● OBJECTIVE: Repeat the data below exactly, dropping any pictures it holds.

● DATA SECTION:
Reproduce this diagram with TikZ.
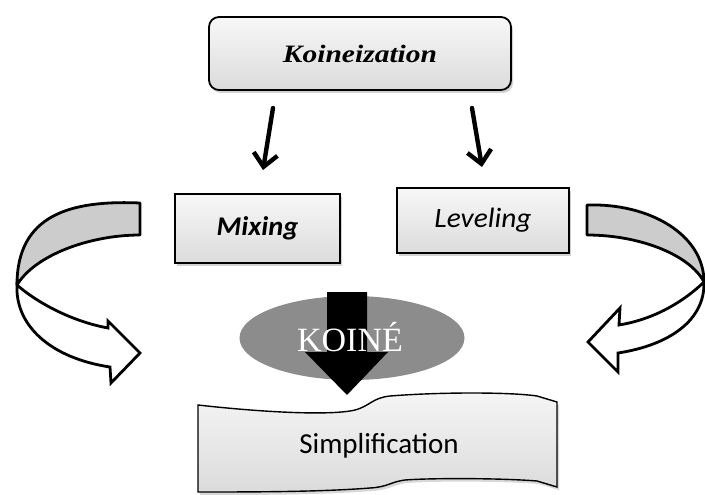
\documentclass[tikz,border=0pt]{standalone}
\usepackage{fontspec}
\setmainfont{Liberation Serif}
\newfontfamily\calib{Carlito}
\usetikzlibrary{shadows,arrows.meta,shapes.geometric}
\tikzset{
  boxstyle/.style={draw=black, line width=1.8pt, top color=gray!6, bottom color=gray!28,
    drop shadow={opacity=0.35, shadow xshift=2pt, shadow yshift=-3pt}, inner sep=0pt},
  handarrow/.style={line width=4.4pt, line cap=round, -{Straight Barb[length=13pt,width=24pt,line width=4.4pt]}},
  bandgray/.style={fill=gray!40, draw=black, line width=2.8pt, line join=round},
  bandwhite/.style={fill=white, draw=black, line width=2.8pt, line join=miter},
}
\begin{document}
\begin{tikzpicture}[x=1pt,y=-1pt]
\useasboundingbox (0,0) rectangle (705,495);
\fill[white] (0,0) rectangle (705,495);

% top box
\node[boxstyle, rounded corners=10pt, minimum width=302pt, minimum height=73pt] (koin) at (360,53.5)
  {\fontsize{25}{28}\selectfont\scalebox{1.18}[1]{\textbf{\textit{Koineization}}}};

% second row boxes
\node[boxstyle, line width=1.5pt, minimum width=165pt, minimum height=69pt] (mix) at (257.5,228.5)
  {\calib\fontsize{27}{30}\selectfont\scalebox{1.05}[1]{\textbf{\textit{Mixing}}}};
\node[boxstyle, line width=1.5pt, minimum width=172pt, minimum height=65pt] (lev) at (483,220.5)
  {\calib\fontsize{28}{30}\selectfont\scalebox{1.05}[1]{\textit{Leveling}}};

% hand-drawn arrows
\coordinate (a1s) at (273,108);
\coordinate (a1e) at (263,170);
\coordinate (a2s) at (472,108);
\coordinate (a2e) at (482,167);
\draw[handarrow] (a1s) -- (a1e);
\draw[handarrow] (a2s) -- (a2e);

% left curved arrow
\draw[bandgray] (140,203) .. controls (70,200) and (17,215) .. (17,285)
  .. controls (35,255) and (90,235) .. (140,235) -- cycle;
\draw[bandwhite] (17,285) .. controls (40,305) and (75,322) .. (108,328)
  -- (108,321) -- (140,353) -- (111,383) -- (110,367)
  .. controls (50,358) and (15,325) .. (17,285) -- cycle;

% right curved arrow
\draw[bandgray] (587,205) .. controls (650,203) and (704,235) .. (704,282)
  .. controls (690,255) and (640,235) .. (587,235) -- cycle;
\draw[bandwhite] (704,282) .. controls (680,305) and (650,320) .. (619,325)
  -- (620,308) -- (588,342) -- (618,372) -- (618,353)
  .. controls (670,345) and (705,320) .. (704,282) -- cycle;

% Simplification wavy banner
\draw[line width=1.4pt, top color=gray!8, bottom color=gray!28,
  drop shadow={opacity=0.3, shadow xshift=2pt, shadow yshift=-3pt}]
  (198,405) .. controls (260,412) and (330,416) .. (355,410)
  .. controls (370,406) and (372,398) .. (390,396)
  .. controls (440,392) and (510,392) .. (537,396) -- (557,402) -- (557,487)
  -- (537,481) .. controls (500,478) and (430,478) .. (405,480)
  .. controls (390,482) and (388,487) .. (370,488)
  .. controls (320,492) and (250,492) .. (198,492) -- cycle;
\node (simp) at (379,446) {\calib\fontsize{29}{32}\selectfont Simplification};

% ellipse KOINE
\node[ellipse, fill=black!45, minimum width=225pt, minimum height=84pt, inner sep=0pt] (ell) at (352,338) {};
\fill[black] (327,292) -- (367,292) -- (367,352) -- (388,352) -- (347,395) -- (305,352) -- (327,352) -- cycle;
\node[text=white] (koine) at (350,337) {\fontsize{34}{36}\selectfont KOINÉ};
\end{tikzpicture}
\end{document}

● SOLUTION TO THE EXERCISE:
Reproduce this diagram with TikZ.
\documentclass[tikz,border=0pt]{standalone}
\usepackage{fontspec}
\setmainfont{Liberation Serif}
\newfontfamily\calib{Carlito}
\usetikzlibrary{shadows,arrows.meta,shapes.geometric}
\tikzset{
  boxstyle/.style={draw=black, line width=1.8pt, top color=gray!6, bottom color=gray!28,
    drop shadow={opacity=0.35, shadow xshift=2pt, shadow yshift=-3pt}, inner sep=0pt},
  handarrow/.style={line width=4.4pt, line cap=round, -{Straight Barb[length=13pt,width=24pt,line width=4.4pt]}},
  bandgray/.style={fill=gray!40, draw=black, line width=2.8pt, line join=round},
  bandwhite/.style={fill=white, draw=black, line width=2.8pt, line join=miter},
}
\begin{document}
\begin{tikzpicture}[x=1pt,y=-1pt]
\useasboundingbox (0,0) rectangle (705,495);
\fill[white] (0,0) rectangle (705,495);

% top box
\node[boxstyle, rounded corners=10pt, minimum width=302pt, minimum height=73pt] (koin) at (360,53.5)
  {\fontsize{25}{28}\selectfont\scalebox{1.18}[1]{\textbf{\textit{Koineization}}}};

% second row boxes
\node[boxstyle, line width=1.5pt, minimum width=165pt, minimum height=69pt] (mix) at (257.5,228.5)
  {\calib\fontsize{27}{30}\selectfont\scalebox{1.05}[1]{\textbf{\textit{Mixing}}}};
\node[boxstyle, line width=1.5pt, minimum width=172pt, minimum height=65pt] (lev) at (483,220.5)
  {\calib\fontsize{28}{30}\selectfont\scalebox{1.05}[1]{\textit{Leveling}}};

% hand-drawn arrows
\coordinate (a1s) at (273,108);
\coordinate (a1e) at (263,170);
\coordinate (a2s) at (472,108);
\coordinate (a2e) at (482,167);
\draw[handarrow] (a1s) -- (a1e);
\draw[handarrow] (a2s) -- (a2e);

% left curved arrow
\draw[bandgray] (140,203) .. controls (70,200) and (17,215) .. (17,285)
  .. controls (35,255) and (90,235) .. (140,235) -- cycle;
\draw[bandwhite] (17,285) .. controls (40,305) and (75,322) .. (108,328)
  -- (108,321) -- (140,353) -- (111,383) -- (110,367)
  .. controls (50,358) and (15,325) .. (17,285) -- cycle;

% right curved arrow
\draw[bandgray] (587,205) .. controls (650,203) and (704,235) .. (704,282)
  .. controls (690,255) and (640,235) .. (587,235) -- cycle;
\draw[bandwhite] (704,282) .. controls (680,305) and (650,320) .. (619,325)
  -- (620,308) -- (588,342) -- (618,372) -- (618,353)
  .. controls (670,345) and (705,320) .. (704,282) -- cycle;

% Simplification wavy banner
\draw[line width=1.4pt, top color=gray!8, bottom color=gray!28,
  drop shadow={opacity=0.3, shadow xshift=2pt, shadow yshift=-3pt}]
  (198,405) .. controls (260,412) and (330,416) .. (355,410)
  .. controls (370,406) and (372,398) .. (390,396)
  .. controls (440,392) and (510,392) .. (537,396) -- (557,402) -- (557,487)
  -- (537,481) .. controls (500,478) and (430,478) .. (405,480)
  .. controls (390,482) and (388,487) .. (370,488)
  .. controls (320,492) and (250,492) .. (198,492) -- cycle;
\node (simp) at (379,446) {\calib\fontsize{29}{32}\selectfont Simplification};

% ellipse KOINE
\node[ellipse, fill=black!45, minimum width=225pt, minimum height=84pt, inner sep=0pt] (ell) at (352,338) {};
\fill[black] (327,292) -- (367,292) -- (367,352) -- (388,352) -- (347,395) -- (305,352) -- (327,352) -- cycle;
\node[text=white] (koine) at (350,337) {\fontsize{34}{36}\selectfont KOINÉ};
\end{tikzpicture}
\end{document}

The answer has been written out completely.